The employment rate was highest, 90.3 percent, for those men in whose family children were aged three to six. In all, 70.2 per cent of married or cohabiting men of families without children were working. Regardless of the family status, the employment rate of all men aged 18 to 64 was 69.0 per cent.

The employment rate of all women aged 18 to 64 was slightly higher than that of men: 70.9 per cent. Parenthood of families with children lowers the employment rate of women especially among those living alone with children aged under three: their employment rate was 44.3 per cent.

The employment rate of married or cohabiting mothers of children aged under three, 68.8 per cent, was, however, nearly as high as that of women in the whole age group. Among women the employ-ment rate was also highest for mothers of children aged three to six: 80.7 per cent of them were at work.

The employment rate of men not belonging to a family was  57.6 per cent, which was 22.2 percent lower than that of men belonging to a family.

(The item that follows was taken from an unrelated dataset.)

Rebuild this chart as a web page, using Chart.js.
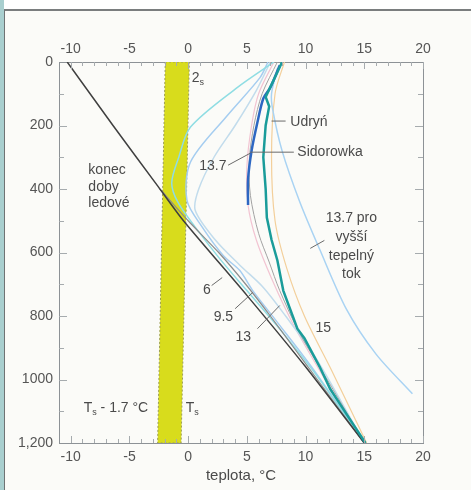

The report also said that the employment rate of both women belonging and not belonging to a family has risen from 2006 to 2011. The employment rate of women with a family went up by 2.4 percent and that of women without a family by 0.8 percent.

The employment effects of the economic crisis started to be visible in men's employment rate already in 2008, when the employment rate of men with a family went down by 0.9 percent and that of men without a family by 1.0 percent compared with 2007. In 2009, the employment rate fell in both groups of men: for those with a family by 3.3 percent  and for those without a family by 4.5 percent.

The economic crisis could be seen as a temporary dip in women's employment in 2009, when the employment rate of women with a family went down by 1.4 percent and that of women without a family by 2.1 per cent. The employment rates of all groups have risen in 2010 and 2011.